DIRECTIONS FOR THIS TASK = Copy exactly the lines from the beginning of the data down to and including the line holding "0.875, 0.895, 0.915]", without any pictures.

DATA EXTRACT =
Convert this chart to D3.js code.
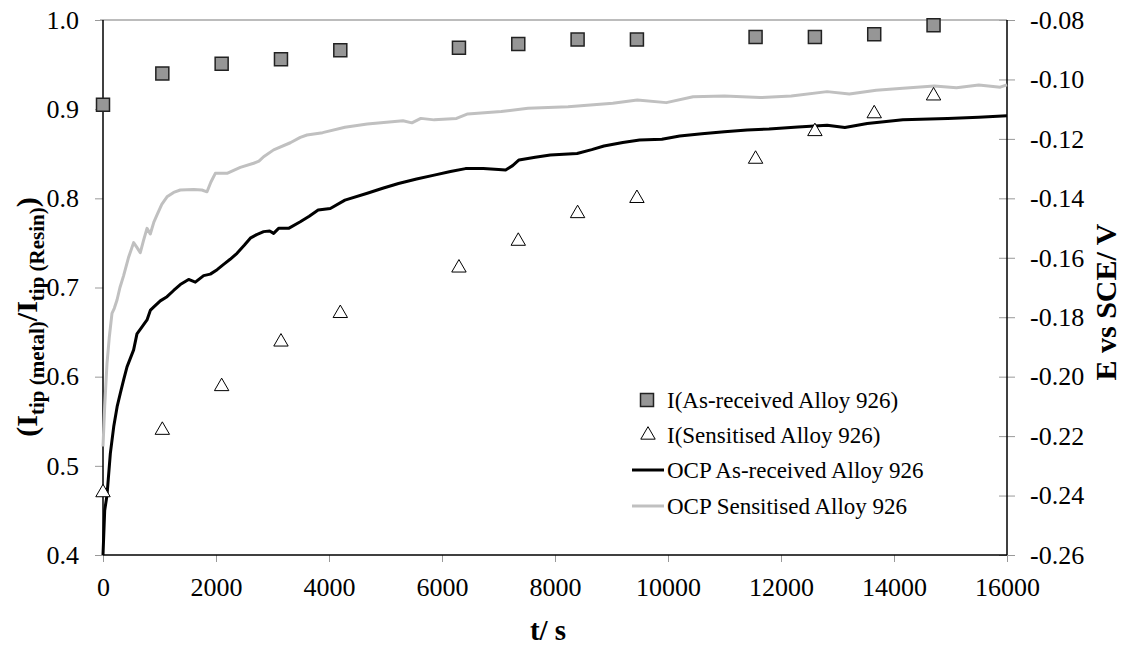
<!DOCTYPE html>
<meta charset="utf-8">
<script src="https://d3js.org/d3.v7.min.js"></script>
<style>
  body { margin: 0; background: #fff; }
  text { font-family: "Liberation Serif", "Times New Roman", serif; }
</style>
<div id="chart"></div>
<script>

// sampling times (s) for the tip current ratio
var sampleTimes = [0, 1050, 2100, 3150, 4200, 6300, 7350, 8400, 9450, 11550, 12600, 13650, 14700]
// I(As-received Alloy 926)
var ratioAsReceived = [0.905, 0.940, 0.951, 0.956, 0.966, 0.969, 0.973, 0.978, 0.978, 0.981, 0.981, 0.984, 0.994]
// I(Sensitised Alloy 926)
var ratioSensitised = [0.470, 0.540, 0.589, 0.639, 0.671, 0.722, 0.752, 0.783, 0.800, 0.844, 0.875, 0.895, 0.915]

// OCP As-received Alloy 926 : [t, E]
var ocpAsReceived = [
  [0,-0.2600],[30,-0.2450],[70,-0.2400],[130,-0.2258],[190,-0.2168],[250,-0.2101],[306,-0.2056],
  [365,-0.2011],[425,-0.1967],[542,-0.1910],[601,-0.1856],[700,-0.1830],[779,-0.1809],[840,-0.1776],
  [900,-0.1765],[1014,-0.1745],[1133,-0.1731],[1250,-0.1710],[1368,-0.1690],[1515,-0.1673],
  [1634,-0.1682],[1781,-0.1660],[1899,-0.1655],[2020,-0.1640],[2135,-0.1622],[2250,-0.1605],
  [2372,-0.1585],[2500,-0.1558],[2607,-0.1534],[2720,-0.1522],[2843,-0.1512],[2950,-0.1510],
  [3020,-0.1518],[3108,-0.1501],[3285,-0.1501],[3492,-0.1479],[3650,-0.1460],[3808,-0.1439],
  [4023,-0.1434],[4282,-0.1406],[4678,-0.1383],[4950,-0.1366],[5230,-0.1350],[5550,-0.1335],
  [5862,-0.1322],[6150,-0.1310],[6416,-0.1300],[6731,-0.1300],[7000,-0.1303],[7126,-0.1305],
  [7250,-0.1290],[7363,-0.1271],[7650,-0.1262],[7917,-0.1254],[8391,-0.1249],[8650,-0.1236],
  [8866,-0.1224],[9200,-0.1212],[9497,-0.1204],[9892,-0.1201],[10207,-0.1190],[10600,-0.1183],
  [10998,-0.1176],[11400,-0.1170],[11788,-0.1167],[12300,-0.1160],[12816,-0.1154],[13131,-0.1162],
  [13526,-0.1148],[14157,-0.1136],[14949,-0.1131],[15500,-0.1127],[16000,-0.1122]
]

// OCP Sensitised Alloy 926 : [t, E]
var ocpSensitised = [
  [0,-0.2235],[30,-0.2100],[71,-0.1955],[110,-0.1870],[159,-0.1787],[200,-0.1770],[248,-0.1742],
  [300,-0.1700],[365,-0.1660],[450,-0.1600],[542,-0.1549],[600,-0.1565],[660,-0.1583],[720,-0.1540],
  [779,-0.1501],[837,-0.1520],[900,-0.1480],[956,-0.1456],[1040,-0.1420],[1133,-0.1395],
  [1250,-0.1380],[1368,-0.1372],[1604,-0.1370],[1750,-0.1372],[1841,-0.1378],[1910,-0.1345],
  [1988,-0.1316],[2195,-0.1316],[2430,-0.1296],[2666,-0.1282],[2760,-0.1275],[2843,-0.1260],
  [3020,-0.1237],[3315,-0.1213],[3492,-0.1195],[3610,-0.1187],[3887,-0.1179],[4282,-0.1161],
  [4678,-0.1150],[5310,-0.1139],[5467,-0.1146],[5625,-0.1131],[5862,-0.1136],[6257,-0.1131],
  [6455,-0.1116],[7048,-0.1108],[7522,-0.1097],[8232,-0.1092],[9023,-0.1080],[9457,-0.1069],
  [9970,-0.1078],[10444,-0.1058],[10998,-0.1056],[11630,-0.1061],[12182,-0.1056],[12816,-0.1041],
  [13210,-0.1049],[13685,-0.1036],[14157,-0.1030],[14712,-0.1022],[15106,-0.1028],[15501,-0.1019],
  [15880,-0.1026],[16000,-0.1018]
]

var xTicks = [0, 2000, 4000, 6000, 8000, 10000, 12000, 14000, 16000]
var leftTicks = [0.4, 0.5, 0.6, 0.7, 0.8, 0.9, 1.0]
var rightTicks = [-0.26, -0.24, -0.22, -0.20, -0.18, -0.16, -0.14, -0.12, -0.10, -0.08]

var legendLabels = ["I(As-received Alloy 926)", "I(Sensitised Alloy 926)",
                    "OCP As-received Alloy 926", "OCP Sensitised Alloy 926"]

drawChart()

function drawChart(){
  var width = 1124, height = 650
  var pLeft = 103, pRight = 1007, pTop = 20, pBottom = 555

  var svg = d3.select("#chart").append("svg").attr("width", width).attr("height", height)

  var x = d3.scaleLinear().domain([0, 16000]).range([pLeft, pRight])
  var yL = d3.scaleLinear().domain([0.4, 1.0]).range([pBottom, pTop])
  var yR = d3.scaleLinear().domain([-0.26, -0.08]).range([pBottom, pTop])

  // axes
  var gx = svg.append("g").attr("transform", "translate(0," + pBottom + ")")
    .call(d3.axisBottom(x).tickValues(xTicks).tickFormat(d3.format("d")).tickSize(7).tickPadding(16))
  var gl = svg.append("g").attr("transform", "translate(" + pLeft + ",0)")
    .call(d3.axisLeft(yL).tickValues(leftTicks).tickFormat(d3.format(".1f")).tickSize(8).tickPadding(16))
  var gr = svg.append("g").attr("transform", "translate(" + (pRight - 8) + ",0)")
    .call(d3.axisRight(yR).tickValues(rightTicks).tickFormat(d3.format(".2f")).tickSize(16).tickPadding(15))

  ;[gx, gl, gr].forEach(function(g){
    g.select(".domain").remove()
    g.selectAll(".tick line").attr("stroke", "#999").attr("stroke-width", 1)
    g.selectAll(".tick text").attr("fill", "#000").style("font-size", "26px")
      .style("font-family", "'Liberation Serif', serif")
  })
  gr.selectAll(".tick text").text(function(d){ return d3.format(".2f")(d).replace("−", "-") })

  // frame
  svg.append("line").attr("x1", pLeft - 3).attr("x2", pRight).attr("y1", pTop).attr("y2", pTop)
    .attr("stroke", "#a6a6a6").attr("stroke-width", 1.5)
  svg.append("line").attr("x1", pLeft).attr("x2", pLeft).attr("y1", pTop).attr("y2", pBottom)
    .attr("stroke", "#000").attr("stroke-width", 1.5)
  svg.append("line").attr("x1", pRight).attr("x2", pRight).attr("y1", pTop).attr("y2", pBottom)
    .attr("stroke", "#000").attr("stroke-width", 1.5)
  svg.append("line").attr("x1", pLeft).attr("x2", pRight).attr("y1", pBottom).attr("y2", pBottom)
    .attr("stroke", "#000").attr("stroke-width", 1.5)

  // OCP lines on the right axis
  var line = d3.line().x(function(d){ return x(d[0]) }).y(function(d){ return yR(d[1]) })
  svg.append("path").datum(ocpSensitised).attr("d", line)
    .attr("fill", "none").attr("stroke", "#c0c0c0").attr("stroke-width", 3).attr("stroke-linejoin", "round")
  svg.append("path").datum(ocpAsReceived).attr("d", line)
    .attr("fill", "none").attr("stroke", "#000").attr("stroke-width", 3).attr("stroke-linejoin", "round")

  // current ratio markers on the left axis
  var square = d3.symbol().type(d3.symbolSquare).size(169)
  var triangle = d3.symbol().type(d3.symbolTriangle).size(90)

  svg.append("g").selectAll("path")
    .data(sampleTimes)
    .join("path")
    .attr("d", triangle)
    .attr("transform", function(d, i){ return "translate(" + x(d) + "," + yL(ratioSensitised[i]) + ")" })
    .attr("fill", "#fff").attr("stroke", "#000").attr("stroke-width", 1)

  svg.append("g").selectAll("path")
    .data(sampleTimes)
    .join("path")
    .attr("d", square)
    .attr("transform", function(d, i){ return "translate(" + x(d) + "," + yL(ratioAsReceived[i]) + ")" })
    .attr("fill", "#969696").attr("stroke", "#222").attr("stroke-width", 1.5)

  // legend
  var legY = [400, 435, 470, 506]
  var leg = svg.append("g")
  leg.append("path").attr("d", square).attr("transform", "translate(647," + legY[0] + ")")
    .attr("fill", "#969696").attr("stroke", "#222").attr("stroke-width", 1.5)
  leg.append("path").attr("d", triangle).attr("transform", "translate(648," + legY[1] + ")")
    .attr("fill", "#fff").attr("stroke", "#000").attr("stroke-width", 1)
  leg.append("line").attr("x1", 632).attr("x2", 664).attr("y1", legY[2]).attr("y2", legY[2])
    .attr("stroke", "#000").attr("stroke-width", 3)
  leg.append("line").attr("x1", 632).attr("x2", 664).attr("y1", legY[3]).attr("y2", legY[3])
    .attr("stroke", "#c0c0c0").attr("stroke-width", 3)
  leg.selectAll(".legText")
    .data(legendLabels)
    .join("text")
    .attr("x", 667)
    .attr("y", function(d, i){ return legY[i] })
    .attr("dy", "0.35em")
    .style("font-size", "23px")
    .text(function(d){ return d })

  // axis titles
  svg.append("text").attr("x", 548).attr("y", 640).attr("text-anchor", "middle")
    .style("font-size", "29px").style("font-weight", "bold").text("t/ s")

  var lt = svg.append("text").attr("transform", "translate(37,317) rotate(-90)")
    .attr("text-anchor", "middle").style("font-weight", "bold").style("font-size", "30px")
  lt.append("tspan").text("(I")
  lt.append("tspan").attr("dy", 7).style("font-size", "21px").text("tip (metal)")
  lt.append("tspan").attr("dy", -7).text("/I")
  lt.append("tspan").attr("dy", 7).style("font-size", "21px").text("tip (Resin)")
  lt.append("tspan").attr("dy", -7).text(")")

  svg.append("text").attr("transform", "translate(1116,302) rotate(-90)")
    .attr("text-anchor", "middle").style("font-weight", "bold").style("font-size", "30px")
    .text("E vs SCE/ V")
}

</script>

WRITTEN ANSWER =
Convert this chart to D3.js code.
<!DOCTYPE html>
<meta charset="utf-8">
<script src="https://d3js.org/d3.v7.min.js"></script>
<style>
  body { margin: 0; background: #fff; }
  text { font-family: "Liberation Serif", "Times New Roman", serif; }
</style>
<div id="chart"></div>
<script>

// sampling times (s) for the tip current ratio
var sampleTimes = [0, 1050, 2100, 3150, 4200, 6300, 7350, 8400, 9450, 11550, 12600, 13650, 14700]
// I(As-received Alloy 926)
var ratioAsReceived = [0.905, 0.940, 0.951, 0.956, 0.966, 0.969, 0.973, 0.978, 0.978, 0.981, 0.981, 0.984, 0.994]
// I(Sensitised Alloy 926)
var ratioSensitised = [0.470, 0.540, 0.589, 0.639, 0.671, 0.722, 0.752, 0.783, 0.800, 0.844, 0.875, 0.895, 0.915]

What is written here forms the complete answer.